## TASK STATEMENT
Drop the pictures and give back word for word the lines from the line holding "Write a LaTeX" to the line holding "rotate=-90] (leadE) at", both included.

───

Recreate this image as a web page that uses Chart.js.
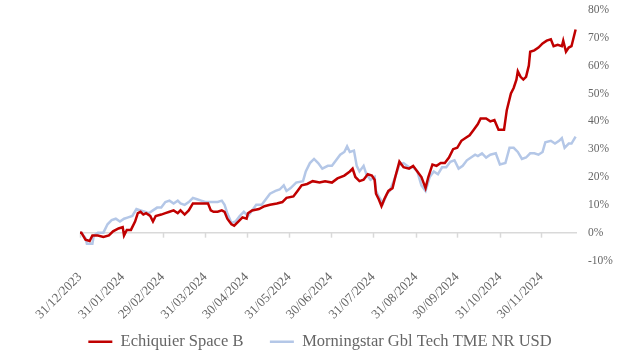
<!DOCTYPE html>
<html>
<head>
<meta charset="utf-8">
<script src="https://cdn.jsdelivr.net/npm/chart.js@4.4.1/dist/chart.umd.min.js"></script>
<style>
  html, body { margin: 0; padding: 0; background: #fff; }
  #wrap { width: 640px; height: 360px; }
</style>
</head>
<body>
<div id="wrap"><canvas id="myChart"></canvas></div>
<script>
// days since 31/12/2023 for the month-end ticks
let monthDays = [0, 31, 60, 91, 121, 152, 182, 213, 244, 274, 305, 335];
let monthLabels = ["31/12/2023", "31/01/2024", "29/02/2024", "31/03/2024", "30/04/2024", "31/05/2024",
  "30/06/2024", "31/07/2024", "31/08/2024", "30/09/2024", "31/10/2024", "30/11/2024"];

// Echiquier Space B (cumulative %)
let spaceDays = [0, 1, 4, 7, 9, 13, 17, 21, 24, 28, 31, 32, 34, 37, 40, 42, 44, 46, 48, 51, 53, 55, 59, 62, 65,
  68, 71, 73, 76, 79, 82, 88, 93, 95, 97, 100, 103, 105, 107, 110, 112, 115, 118, 121, 122, 125, 130, 134,
  138, 143, 147, 150, 155, 158, 161, 165, 169, 174, 178, 183, 187, 192, 196, 198, 200, 203, 206, 209, 212,
  214, 215, 217, 219, 221, 224, 227, 229, 232, 235, 239, 242, 245, 248, 251, 253, 256, 259, 262, 265, 268,
  271, 274, 277, 280, 283, 286, 289, 291, 295, 298, 301, 304, 308, 310, 313, 315, 317, 318, 320, 322, 324,
  326, 327, 330, 333, 336, 339, 342, 344, 347, 350, 351, 353, 355, 357, 360];
let spaceValues = [0, 0, -2.5, -3, -1, -1, -1.5, -1, 0.5, 1.5, 2, -1, 1, 1, 4, 7, 7.5, 6.5, 7, 6, 4, 6, 6.5, 7, 7.5,
  8, 7, 8, 6.5, 8, 10.5, 10.5, 10.5, 8, 7.5, 7.5, 8, 7.5, 5, 3, 2.5, 4, 5.5, 5, 7, 8, 8.5, 9.5,
  10, 10.5, 11, 12.5, 13, 15, 17, 17.5, 18.5, 18, 18.5, 18, 19.5, 20.5, 22, 23, 20, 18.5, 19, 21, 20.5,
  19, 14, 12, 9.5, 12, 15, 16, 20, 25.5, 23.5, 23, 24, 22, 20, 16, 20, 24.5, 24, 25, 25, 27,
  30, 30.5, 33, 34, 35, 37, 39, 41, 41, 40, 40.5, 37, 37, 44, 50, 52, 55, 58, 56, 55, 56,
  60, 65, 65.5, 66.5, 68, 69, 69.5, 67, 67.5, 67, 69, 65, 66.5, 67, 73];

// Morningstar Gbl Tech TME NR USD
let benchDays = [0, 1, 4, 5, 9, 10, 13, 17, 20, 23, 26, 29, 32, 35, 38, 41, 44, 47, 50, 53, 56, 59, 62, 65, 68,
  71, 73, 76, 79, 82, 85, 88, 91, 96, 100, 103, 105, 107, 110, 113, 116, 119, 122, 125, 128, 132, 135, 138,
  142, 145, 148, 150, 153, 157, 162, 164, 167, 170, 173, 176, 180, 183, 186, 189, 192, 194, 196, 199, 201,
  203, 206, 208, 211, 214, 215, 217, 220, 223, 225, 229, 232, 235, 239, 242, 245, 248, 251, 254, 257, 260,
  263, 266, 269, 272, 275, 278, 281, 284, 287, 289, 292, 295, 298, 302, 305, 309, 312, 315, 318, 321, 324,
  327, 330, 333, 336, 338, 342, 345, 348, 350, 352, 355, 357, 360];
let benchValues = [0, 0, -2, -4, -4, -1, 0, 0, 3, 4.5, 5, 4, 5, 5.5, 6, 8.5, 8, 7.5, 7, 8, 9, 9, 11, 11.5, 10.5,
  11.5, 10.5, 10, 11, 12.5, 12, 11.5, 11, 11, 11, 11.5, 10, 7, 3.5, 4, 6, 7.5, 6, 8, 10, 10, 12, 14,
  15, 15.5, 17, 15, 16, 18, 18.5, 22, 25, 26.5, 25, 23, 24, 24, 26, 28, 29, 31, 29, 29.5, 24,
  22, 24, 21, 19, 20, 15, 13, 10.5, 14, 15, 20, 24.5, 25, 23.5, 23.5, 22, 17, 15, 20, 22, 21,
  23.5, 23.5, 25.5, 26, 23, 24, 26, 27, 28, 27.5, 28.5, 27, 28, 28.5, 24.5, 25, 30.5, 30.5, 29, 26.5, 27,
  28.5, 28.5, 28, 29, 32.5, 33, 32, 33, 34, 30.5, 32, 32, 34.5];

let spaceColor = "#C00000";
let benchColor = "#B4C7E7";
let textColor = "#666666";
let fontFamily = "'Liberation Serif', 'DejaVu Serif', serif";

function toPoints(days, values) {
  return days.map((d, i) => ({ x: d, y: values[i] }));
}

// small tick marks hanging under the 0% line
let zeroTicks = {
  id: "zeroTicks",
  beforeDatasetsDraw(chart) {
    let xs = chart.scales.x;
    let y0 = chart.scales.y.getPixelForValue(0);
    let c = chart.ctx;
    c.save();
    c.strokeStyle = "#D9D9D9";
    c.lineWidth = 1.5;
    xs.ticks.forEach((t) => {
      let px = Math.round(xs.getPixelForValue(t.value)) + 0.5;
      c.beginPath();
      c.moveTo(px, y0);
      c.lineTo(px, y0 + 5);
      c.stroke();
    });
    c.restore();
  },
};

let ctx = document.getElementById("myChart").getContext("2d");

let myChart = new Chart(ctx, {
  type: "line",
  data: {
    datasets: [
      {
        label: "Echiquier Space B",
        data: toPoints(spaceDays, spaceValues),
        borderColor: spaceColor,
        backgroundColor: spaceColor,
        borderWidth: 2.5,
        pointRadius: 0,
        tension: 0,
        order: 1,
      },
      {
        label: "Morningstar Gbl Tech TME NR USD",
        data: toPoints(benchDays, benchValues),
        borderColor: benchColor,
        backgroundColor: benchColor,
        borderWidth: 2.5,
        pointRadius: 0,
        tension: 0,
        order: 2,
      },
    ],
  },
  options: {
    responsive: true,
    maintainAspectRatio: false,
    animation: false,
    layout: { padding: 0 },
    scales: {
      x: {
        type: "linear",
        min: 0,
        max: 361,
        grid: { display: false },
        border: { display: false },
        afterBuildTicks: (scale) => {
          scale.ticks = monthDays.map((v) => ({ value: v }));
        },
        afterFit: (s) => { s.height = 63; },
        ticks: {
          autoSkip: false,
          minRotation: 45,
          maxRotation: 45,
          padding: 1,
          color: textColor,
          font: { family: fontFamily, size: 13 },
          callback: (value, index) => monthLabels[index],
        },
      },
      // empty left axis, only reserves room so the plot starts where the original does
      yLeft: {
        position: "left",
        display: true,
        grid: { display: false },
        border: { display: false },
        ticks: { display: false },
        afterFit: (s) => { s.width = 80; },
      },
      y: {
        position: "right",
        min: -10,
        max: 80,
        afterFit: (s) => {
          s.width = 63;
          s.paddingTop = 10;
          s.paddingBottom = 0;
        },
        ticks: {
          stepSize: 10,
          padding: 11,
          color: textColor,
          font: { family: fontFamily, size: 11.5 },
          callback: (v) => v + "%",
        },
        grid: {
          drawTicks: false,
          lineWidth: 1.5,
          color: (c) => (c.tick && c.tick.value === 0 ? "#D9D9D9" : "rgba(0,0,0,0)"),
        },
        border: { display: false },
      },
    },
    plugins: {
      legend: {
        position: "bottom",
        labels: {
          color: textColor,
          font: { family: fontFamily, size: 16.5 },
          boxWidth: 24,
          boxHeight: 2.5,
          padding: 10,
          generateLabels: (chart) => {
            let items = Chart.defaults.plugins.legend.labels.generateLabels(chart);
            items.forEach((it, i) => {
              it.lineWidth = 0;
              if (i === 0) it.text = it.text + "\u2003";
            });
            return items;
          },
        },
      },
      tooltip: { enabled: false },
    },
  },
  plugins: [zeroTicks],
});
</script>
</body>
</html>
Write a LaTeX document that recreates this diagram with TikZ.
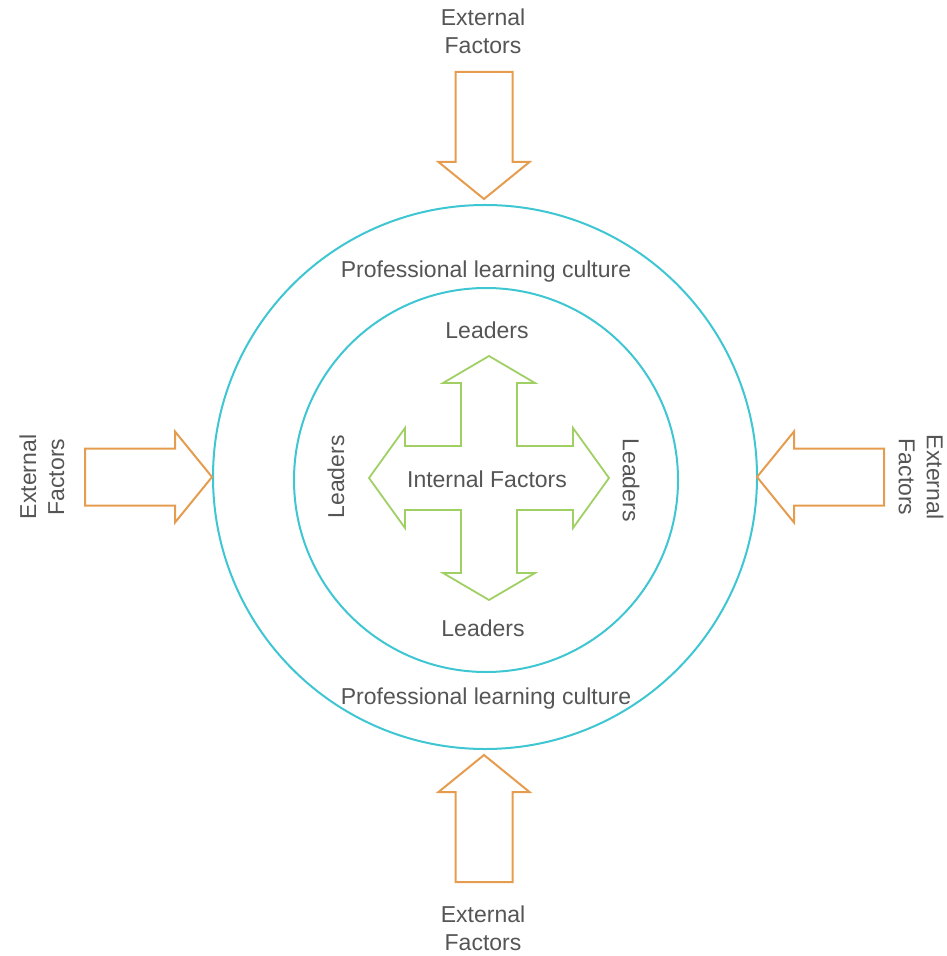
\documentclass[tikz,border=0pt]{standalone}
\usepackage{fontspec}
\setmainfont{Liberation Sans}
\usepackage{xcolor}
\usepackage{tikz}
\usetikzlibrary{positioning}

\definecolor{ringcyan}{RGB}{62,198,210}
\definecolor{extorange}{RGB}{230,156,78}
\definecolor{intgreen}{RGB}{160,208,100}
\definecolor{txtgray}{RGB}{85,85,85}

\begin{document}
\begin{tikzpicture}[
  x=0.5pt, y=-0.5pt,
  ring/.style={draw=ringcyan, line width=1pt, circle, inner sep=0pt},
  lbl/.style={text=txtgray, align=center, inner sep=1pt, font=\fontsize{11.5}{14}\selectfont},
  extarrow/.pic={\draw[draw=extorange, line width=1pt, line join=miter]
    (-127,-28.5) -- (-37,-28.5) -- (-37,-45.5) -- (0,0) -- (-37,45.5) -- (-37,28.5) -- (-127,28.5) -- cycle;}
]
\useasboundingbox (0,0) rectangle (946,956);

\node[ring, minimum size=272pt] (outer) at (485,477) {};
\node[ring, minimum size=192pt] (inner) at (486,480) {};

\pic[rotate=-90] at (484,199) {extarrow};
\pic[rotate=90] at (484,755) {extarrow};
\pic at (212,477) {extarrow};
\pic[rotate=180] at (757,477) {extarrow};

\begin{scope}[shift={(489,478)}]
\draw[draw=intgreen, line width=0.9pt, line join=miter]
  (0,-122) -- (46,-95) -- (28,-95) -- (28,-32) -- (84,-32) -- (84,-50) -- (120,0)
  -- (84,50) -- (84,32) -- (28,32) -- (28,95) -- (46,95) -- (0,122)
  -- (-46,95) -- (-28,95) -- (-28,32) -- (-84,32) -- (-84,50) -- (-120,0)
  -- (-84,-50) -- (-84,-32) -- (-28,-32) -- (-28,-95) -- (-46,-95) -- cycle;
\end{scope}

\node[lbl] (extN) at (483,31) {External\\Factors};
\node[lbl] (extS) at (483,928) {External\\Factors};
\node[lbl, rotate=90] (extW) at (42,477) {External\\Factors};
\node[lbl, rotate=-90] (extE) at (921,477) {External\\Factors};

\node[lbl] (cultN) at (486,272) {Professional learning culture};
\node[lbl] (cultS) at (486,699) {Professional learning culture};

\node[lbl] (leadN) at (487,330) {Leaders};
\node[lbl] (leadS) at (483,628) {Leaders};
\node[lbl, rotate=90] (leadW) at (336,477) {Leaders};
\node[lbl, rotate=-90] (leadE) at (631,480) {Leaders};

\node[lbl] (internal) at (487,479) {Internal Factors};
\end{tikzpicture}
\end{document}
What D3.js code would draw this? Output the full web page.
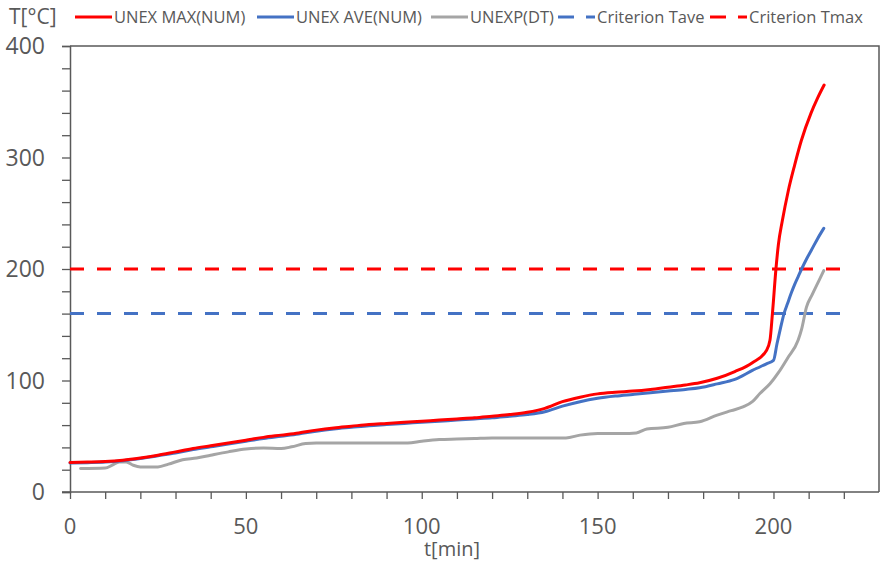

───

## SOLUTION TO THIS TASK
Write a LaTeX document that recreates this diagram with TikZ.
\documentclass[tikz,border=0pt]{standalone}
\usepackage{fontspec}
\setmainfont{Liberation Sans}
\usepackage{xcolor}
\usepackage{tikz}
\usetikzlibrary{positioning}

\definecolor{ringcyan}{RGB}{62,198,210}
\definecolor{extorange}{RGB}{230,156,78}
\definecolor{intgreen}{RGB}{160,208,100}
\definecolor{txtgray}{RGB}{85,85,85}

\begin{document}
\begin{tikzpicture}[
  x=0.5pt, y=-0.5pt,
  ring/.style={draw=ringcyan, line width=1pt, circle, inner sep=0pt},
  lbl/.style={text=txtgray, align=center, inner sep=1pt, font=\fontsize{11.5}{14}\selectfont},
  extarrow/.pic={\draw[draw=extorange, line width=1pt, line join=miter]
    (-127,-28.5) -- (-37,-28.5) -- (-37,-45.5) -- (0,0) -- (-37,45.5) -- (-37,28.5) -- (-127,28.5) -- cycle;}
]
\useasboundingbox (0,0) rectangle (946,956);

\node[ring, minimum size=272pt] (outer) at (485,477) {};
\node[ring, minimum size=192pt] (inner) at (486,480) {};

\pic[rotate=-90] at (484,199) {extarrow};
\pic[rotate=90] at (484,755) {extarrow};
\pic at (212,477) {extarrow};
\pic[rotate=180] at (757,477) {extarrow};

\begin{scope}[shift={(489,478)}]
\draw[draw=intgreen, line width=0.9pt, line join=miter]
  (0,-122) -- (46,-95) -- (28,-95) -- (28,-32) -- (84,-32) -- (84,-50) -- (120,0)
  -- (84,50) -- (84,32) -- (28,32) -- (28,95) -- (46,95) -- (0,122)
  -- (-46,95) -- (-28,95) -- (-28,32) -- (-84,32) -- (-84,50) -- (-120,0)
  -- (-84,-50) -- (-84,-32) -- (-28,-32) -- (-28,-95) -- (-46,-95) -- cycle;
\end{scope}

\node[lbl] (extN) at (483,31) {External\\Factors};
\node[lbl] (extS) at (483,928) {External\\Factors};
\node[lbl, rotate=90] (extW) at (42,477) {External\\Factors};
\node[lbl, rotate=-90] (extE) at (921,477) {External\\Factors};

\node[lbl] (cultN) at (486,272) {Professional learning culture};
\node[lbl] (cultS) at (486,699) {Professional learning culture};

\node[lbl] (leadN) at (487,330) {Leaders};
\node[lbl] (leadS) at (483,628) {Leaders};
\node[lbl, rotate=90] (leadW) at (336,477) {Leaders};
\node[lbl, rotate=-90] (leadE) at (631,480) {Leaders};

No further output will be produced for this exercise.